Lendlease Secures Grants for New York’s Largest Geothermal Residential Building
Lendlease and joint venture partner Aware Super announced the acquisition of $4 million in support from the New York State Energy Research and Development Authority to build a geoexchange system in Brooklyn, New York. Once completed, the all-electric residential property will be the largest residential project in New York State to use a geothermal heat exchange system, according to NYSERDA.
Situated on a 2.6-acre site, 1 Java Street will be comprised of five interconnected buildings, including a 37-story and a 20-story tower. Based on square footage, building height, the 834 residential units and number of boreholes, the geothermal system will be the largest multifamily project in New York State. It is believed to be the largest high-rise residential geoexchange system in the country.
Once completed, the geothermal system at 1 Java Street will reduce annual carbon emissions from heating and cooling by 53% compared with typical residential systems. As an all-electric building, it will also avoid carbon emissions related to the use of natural gas.
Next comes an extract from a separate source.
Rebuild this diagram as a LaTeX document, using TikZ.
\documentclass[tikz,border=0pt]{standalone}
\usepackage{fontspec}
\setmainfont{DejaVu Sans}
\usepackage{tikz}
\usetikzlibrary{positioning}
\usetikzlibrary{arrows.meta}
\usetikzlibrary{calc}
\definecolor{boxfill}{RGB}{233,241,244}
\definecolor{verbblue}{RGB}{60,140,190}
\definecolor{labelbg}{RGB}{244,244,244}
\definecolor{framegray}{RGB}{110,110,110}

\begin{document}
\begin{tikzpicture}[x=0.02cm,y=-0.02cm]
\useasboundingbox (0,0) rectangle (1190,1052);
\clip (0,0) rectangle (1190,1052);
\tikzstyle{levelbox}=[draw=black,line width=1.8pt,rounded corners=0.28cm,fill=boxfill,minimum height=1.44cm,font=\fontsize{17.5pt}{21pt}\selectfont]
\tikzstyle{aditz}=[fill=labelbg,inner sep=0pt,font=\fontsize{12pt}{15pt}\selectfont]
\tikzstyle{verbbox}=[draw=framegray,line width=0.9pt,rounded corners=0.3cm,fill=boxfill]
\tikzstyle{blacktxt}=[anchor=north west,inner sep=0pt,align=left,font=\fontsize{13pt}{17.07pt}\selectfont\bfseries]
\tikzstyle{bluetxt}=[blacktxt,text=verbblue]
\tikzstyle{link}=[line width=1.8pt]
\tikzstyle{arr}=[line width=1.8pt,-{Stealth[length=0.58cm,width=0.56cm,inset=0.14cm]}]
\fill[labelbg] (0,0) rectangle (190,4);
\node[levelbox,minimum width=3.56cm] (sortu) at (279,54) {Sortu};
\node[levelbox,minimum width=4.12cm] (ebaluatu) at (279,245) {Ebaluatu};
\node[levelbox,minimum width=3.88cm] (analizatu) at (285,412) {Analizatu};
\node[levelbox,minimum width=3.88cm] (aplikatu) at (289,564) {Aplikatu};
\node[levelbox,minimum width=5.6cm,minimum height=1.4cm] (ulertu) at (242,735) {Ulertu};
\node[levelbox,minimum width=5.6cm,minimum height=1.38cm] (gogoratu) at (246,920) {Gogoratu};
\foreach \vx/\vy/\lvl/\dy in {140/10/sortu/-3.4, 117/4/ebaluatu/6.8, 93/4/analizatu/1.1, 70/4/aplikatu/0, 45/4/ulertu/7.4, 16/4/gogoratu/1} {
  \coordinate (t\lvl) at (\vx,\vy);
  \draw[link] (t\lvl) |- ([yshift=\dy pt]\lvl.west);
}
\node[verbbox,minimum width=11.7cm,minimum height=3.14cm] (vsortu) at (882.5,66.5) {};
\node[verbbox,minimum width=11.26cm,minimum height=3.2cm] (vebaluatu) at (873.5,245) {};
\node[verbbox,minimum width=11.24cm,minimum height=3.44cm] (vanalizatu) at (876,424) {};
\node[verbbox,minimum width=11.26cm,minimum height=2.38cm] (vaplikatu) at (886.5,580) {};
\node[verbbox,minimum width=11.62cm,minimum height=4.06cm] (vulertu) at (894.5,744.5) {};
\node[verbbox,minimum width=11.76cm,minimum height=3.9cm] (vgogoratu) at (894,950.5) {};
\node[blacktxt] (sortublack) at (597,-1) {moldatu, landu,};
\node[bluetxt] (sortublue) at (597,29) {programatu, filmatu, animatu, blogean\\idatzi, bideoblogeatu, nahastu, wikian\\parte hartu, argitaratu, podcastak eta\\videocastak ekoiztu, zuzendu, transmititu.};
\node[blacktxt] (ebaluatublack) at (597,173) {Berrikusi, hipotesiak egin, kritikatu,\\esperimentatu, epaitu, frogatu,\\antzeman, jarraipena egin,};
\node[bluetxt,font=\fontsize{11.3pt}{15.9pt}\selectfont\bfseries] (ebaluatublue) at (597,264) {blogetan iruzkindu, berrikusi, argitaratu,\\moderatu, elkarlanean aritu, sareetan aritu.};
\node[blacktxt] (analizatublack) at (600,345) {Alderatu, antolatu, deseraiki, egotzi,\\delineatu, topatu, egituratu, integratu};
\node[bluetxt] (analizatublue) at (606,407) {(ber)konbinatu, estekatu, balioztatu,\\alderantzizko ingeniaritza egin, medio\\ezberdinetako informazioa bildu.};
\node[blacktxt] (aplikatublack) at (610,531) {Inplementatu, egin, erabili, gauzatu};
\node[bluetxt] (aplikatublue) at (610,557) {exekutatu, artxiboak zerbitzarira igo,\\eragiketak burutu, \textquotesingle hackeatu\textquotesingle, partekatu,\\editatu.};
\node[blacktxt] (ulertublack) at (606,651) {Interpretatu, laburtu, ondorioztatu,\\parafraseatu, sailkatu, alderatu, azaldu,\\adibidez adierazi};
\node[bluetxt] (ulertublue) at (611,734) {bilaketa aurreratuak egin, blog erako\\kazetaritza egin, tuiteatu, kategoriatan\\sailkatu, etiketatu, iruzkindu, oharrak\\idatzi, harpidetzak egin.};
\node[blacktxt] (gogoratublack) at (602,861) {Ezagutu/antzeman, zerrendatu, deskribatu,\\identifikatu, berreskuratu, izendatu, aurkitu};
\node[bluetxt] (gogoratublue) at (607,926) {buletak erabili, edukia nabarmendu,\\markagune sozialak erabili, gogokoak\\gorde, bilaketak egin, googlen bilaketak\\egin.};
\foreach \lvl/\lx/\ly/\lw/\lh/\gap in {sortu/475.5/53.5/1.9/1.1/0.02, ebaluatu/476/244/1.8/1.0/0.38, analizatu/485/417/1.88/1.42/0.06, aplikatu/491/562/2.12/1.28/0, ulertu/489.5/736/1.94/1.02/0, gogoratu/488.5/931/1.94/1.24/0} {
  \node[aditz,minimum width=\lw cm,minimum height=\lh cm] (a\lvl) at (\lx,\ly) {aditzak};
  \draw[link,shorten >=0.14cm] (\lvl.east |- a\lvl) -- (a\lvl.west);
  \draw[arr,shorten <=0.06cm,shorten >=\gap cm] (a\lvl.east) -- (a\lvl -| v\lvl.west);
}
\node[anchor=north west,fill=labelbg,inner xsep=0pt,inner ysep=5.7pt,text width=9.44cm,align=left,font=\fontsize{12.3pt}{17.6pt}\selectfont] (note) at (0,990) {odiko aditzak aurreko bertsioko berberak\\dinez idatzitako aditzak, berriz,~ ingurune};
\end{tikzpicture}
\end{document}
The geothermal system in the building is a vertical closed loop system with underground pipes that circulate a water solution to be heated or cooled by the earth; a heat pump will utilize that temperature differential to help heat or cool the building, reducing the need for utility power. In the winter, when the underground temperature exceeds the surface air temperature, the water solution is used to transfer heat from the ground to building interiors. The process is reversed in the summer, when heat from the building is released underground using the same system.
1 Java Street benefits from its 2.6-acre, full-block location, allowing for the drilling of 320 boreholes. As a closed loop system requires no future access or maintenance, 1 Java Street’s borefield is located beneath the building. The site’s underground geology, which is largely composed of bedrock, provides an ideal medium for efficient thermal exchange.